Forum Discussion
Sparrow_Altera
Occasional Contributor
1 month agoYou may have a possible heap corruption based on the stack trace. The fact that the allocation just before this succeeds, but free dies, fits with heap corruption: malloc didn’t happen to touch the damaged area; free did. Heap metadata is corrupted or the pointer/size you’re freeing is not consistent with how it was allocated.
Things you can check:
- Size mismatch between alloc and free: Confirm that the size used for allocation and the size passed into vf_free_buffer() are always identical.
- Buffer overrun/underrun before the 7th free: If bytes_to_copy exceeds either the old or new allocation size, you write -> That trashes the allocator’s metadata. dlmalloc stores control info just before/after the user block; once that’s corrupted, the next free() can blow up. Check all memcpy, memmove, memset, and loops that touch this buffer.
- Double free or freeing a modified pointer: After vf_free_buffer(), always set the pointer to NULL. Make sure there’s a single owner of this buffer; no multiple modules freeing it.

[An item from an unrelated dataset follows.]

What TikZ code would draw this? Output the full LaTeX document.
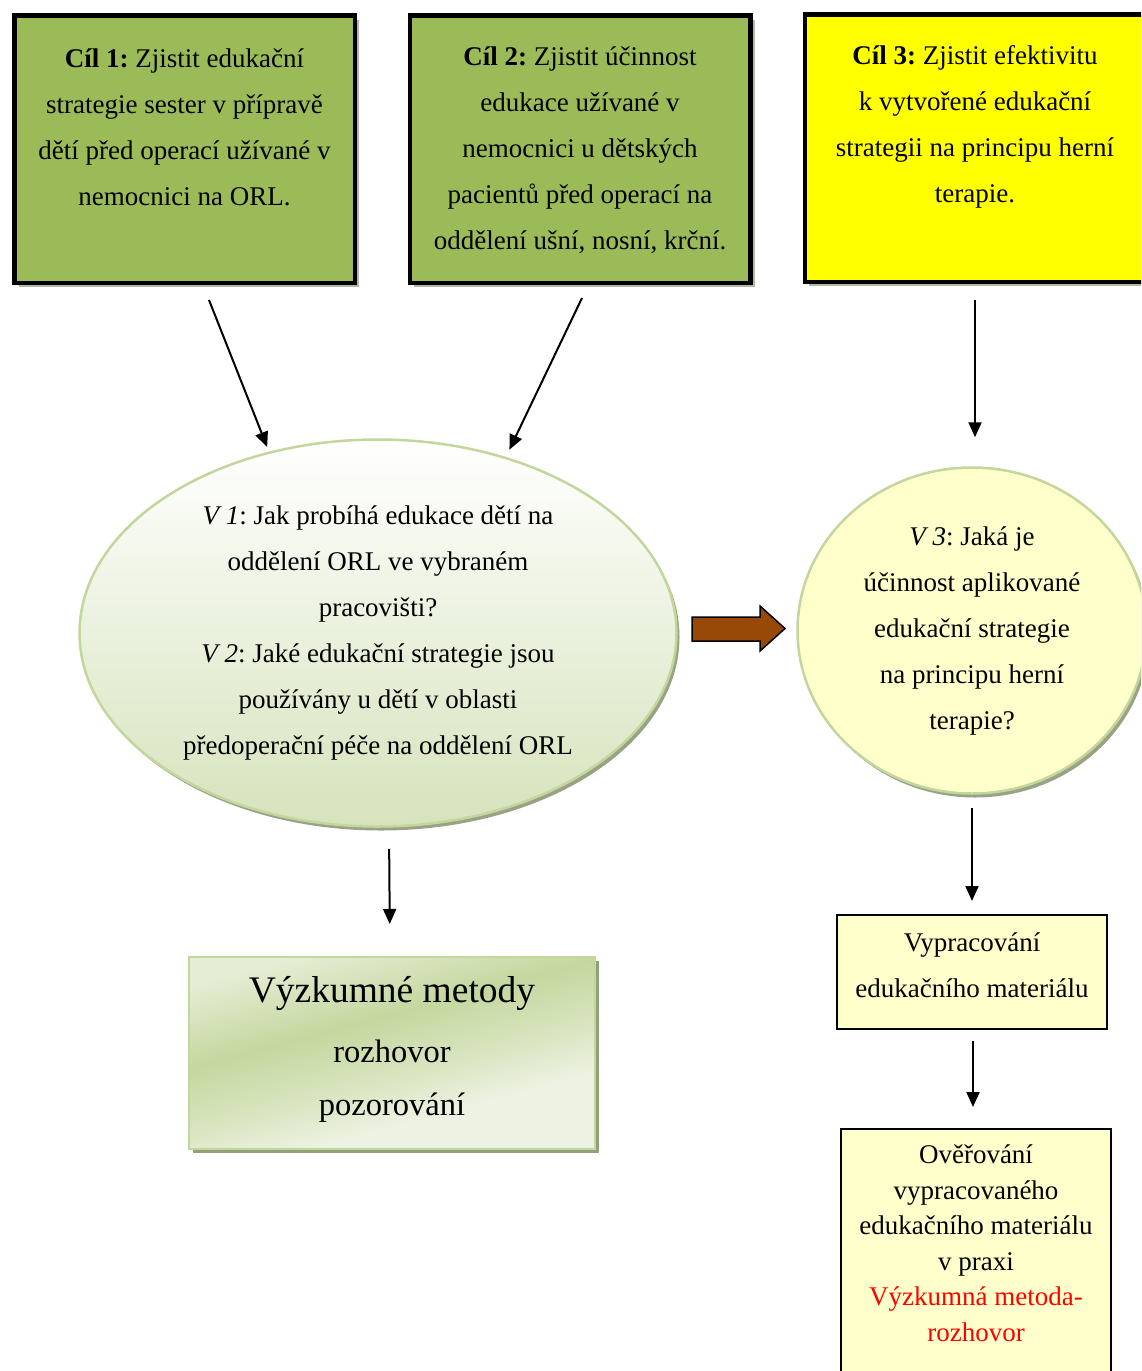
\documentclass[tikz,border=0pt]{standalone}
\usepackage{fontspec}
\setmainfont{Liberation Serif}
\usetikzlibrary{arrows.meta,shapes.geometric,shadows}

\definecolor{goalgreen}{HTML}{9BBB59}
\definecolor{goalyellow}{HTML}{FFFF00}
\definecolor{paleyellow}{HTML}{FFFFCC}
\definecolor{ellborder}{HTML}{C3D69B}
\definecolor{ellbottom}{HTML}{D6E3BC}
\definecolor{brownarrow}{HTML}{984807}
\definecolor{mlight}{HTML}{EDF2E2}
\definecolor{mcorner}{HTML}{E6EDD5}
\definecolor{mmid}{HTML}{D9E5C0}
\definecolor{mdark}{HTML}{C5D79F}
\definecolor{boxshadow}{HTML}{B4B4A8}

% soft green streaked fill of the methods box (top-left at 75bp, bottom-right at 25bp)
\pgfdeclareverticalshading{methshade}{100bp}{%
  color(0bp)=(mlight); color(25bp)=(mlight); color(35bp)=(mlight);
  color(45bp)=(mmid); color(58bp)=(mdark); color(75bp)=(mcorner); color(100bp)=(mcorner)}

\frenchspacing
\begin{document}
\begin{tikzpicture}[x=1pt,y=-1pt,
  goalbox/.style={draw=black, line width=4.5pt, minimum width=340.5pt,
    minimum height=267.5pt, inner sep=0pt,
    drop shadow={shadow xshift=4.5pt, shadow yshift=-4.5pt, fill=boxshadow, opacity=1}},
  txt/.style={align=center, inner sep=0pt, font=\fontsize{27}{46}\selectfont},
  question/.style={ellipse, draw=ellborder, line width=2.5pt, inner sep=0pt, txt,
    drop shadow={shadow xshift=3pt, shadow yshift=-4pt, fill=black!35!ellborder, opacity=.8}},
  stepbox/.style={draw=black, line width=2pt, fill=paleyellow, inner sep=0pt},
  arr/.style={line width=2pt, -{Triangle[length=15pt,width=13pt]}},
  line/.style={anchor=base, inner sep=0pt}
]
\useasboundingbox (0,0) rectangle (1141,1371);
\clip (0,0) rectangle (1141,1371);

% goals
\node[goalbox, fill=goalgreen] (c1) at (184.5,149) {};
\node[goalbox, fill=goalgreen] (c2) at (580,149) {};
\node[goalbox, fill=goalyellow] (c3) at (975,148) {};
\node[txt] (c1t) at (184.5,127) {\textbf{Cíl 1:} Zjistit edukační\\ strategie sester v přípravě\\ dětí před operací užívané v\\ nemocnici na ORL.};
\node[txt] (c2t) at (580,150) {\textbf{Cíl 2:} Zjistit účinnost\\ edukace užívané v\\ nemocnici u dětských\\ pacientů před operací na\\ oddělení ušní, nosní, krční.};
\node[txt] (c3t) at (975,127) {\textbf{Cíl 3:} Zjistit efektivitu\\ k vytvořené edukační\\ strategii na principu herní\\ terapie.};

% research questions
\node[question, top color=white, bottom color=ellbottom,
  minimum width=597pt, minimum height=387pt] (v12) at (378,633)
  {\textit{V 1}: Jak probíhá edukace dětí na\\ oddělení ORL ve vybraném\\ pracovišti?\\
   \textit{V 2}: Jaké edukační strategie jsou\\ používány u dětí v oblasti\\ předoperační péče na oddělení ORL};
\node[question, fill=paleyellow, minimum width=349pt, minimum height=326pt] (v3) at (972,630.5)
  {\textit{V 3}: Jaká je\\ účinnost aplikované\\ edukační strategie\\ na principu herní\\ terapie?};

% methods
\node[draw=ellborder, line width=2pt, shading=methshade, shading angle=15,
  minimum width=406pt, minimum height=192pt, inner sep=0pt,
  drop shadow={shadow xshift=4pt, shadow yshift=-4pt, fill=black!30!ellborder, opacity=.9}]
  (meth) at (392,1053) {};
\node[line, font=\fontsize{37.5}{40}\selectfont] (m1) at (392,1002) {Výzkumné metody};
\node[line, font=\fontsize{32.5}{36}\selectfont] (m2) at (392,1062) {rozhovor};
\node[line, font=\fontsize{32.5}{36}\selectfont] (m3) at (392,1115) {pozorování};

% material steps
\node[stepbox, minimum width=270pt, minimum height=114pt] (mat) at (972,972) {};
\node[txt] (matt) at (972,965) {Vypracování\\ edukačního materiálu};
\node[stepbox, minimum width=270pt, minimum height=300pt, anchor=north] (ver) at (976,1128) {};
\node[align=center, inner sep=0pt, font=\fontsize{27}{35.5}\selectfont] (vert) at (976,1243)
  {Ověřování\\ vypracovaného\\ edukačního materiálu\\ v praxi\\
   \textcolor{red}{Výzkumná metoda-}\\ \textcolor{red}{rozhovor}};

% connectors
\coordinate (a1s) at (209,300);
\coordinate (a2s) at (582,298);
\coordinate (a3s) at (975,300);
\draw[arr, shorten >=5pt] (a1s) -- (v12.121);
\draw[arr, shorten >=8pt] (a2s) -- (v12.54);
\draw[arr, shorten >=29pt] (a3s) -- (a3s |- v3.north);
\draw[arr, shorten <=21pt, shorten >=32pt] ([xshift=11pt]v12.south) -- ([xshift=-2pt]meth.north);
\draw[arr, shorten <=13pt, shorten >=13pt] (v3.south) -- (mat.north);
\draw[arr, shorten <=11pt, shorten >=21pt] ([xshift=1pt]mat.south) -- ([xshift=-3pt]ver.north);

% block arrow between the question groups
\draw[fill=brownarrow, line width=1.5pt, line join=miter]
  (692,617) -- (760,617) -- (760,606) -- (785,628.5) -- (760,651) -- (760,641) -- (692,641) -- cycle;
\end{tikzpicture}
\end{document}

- Using the buffer after freeing: If your “resize until bigger” logic lives in this area, it’s easy to do: Allocate buffer, Use buffer, Decide you need a bigger buffer → allocate new, free old. But something still holds a pointer to the old buffer and writes into it while or after it’s freed. This again corrupts heap metadata, shows up in a later free(). Ensure that all users of the buffer go through a single handle. Whenever you resize, update that handle everywhere before any further writes.
- Memory layout / stack overlap: If stack or some other buffer overwrites the heap region around 0x017136A0, dlmalloc will die on free.
As a sanity check: Temporarily skip resizing logic
- Change the code to allocate a large enough buffer once, then use it without freeing/resizing in the loop.
- Keep all the same write/copy logic.
If the exception disappears:
- The problem is very likely tied to how you’re managing allocations (size mismatch/double free).
If the exception still occurs:
- The bug is almost certainly a pure buffer overrun/underrun in your write logic, independent of malloc/free.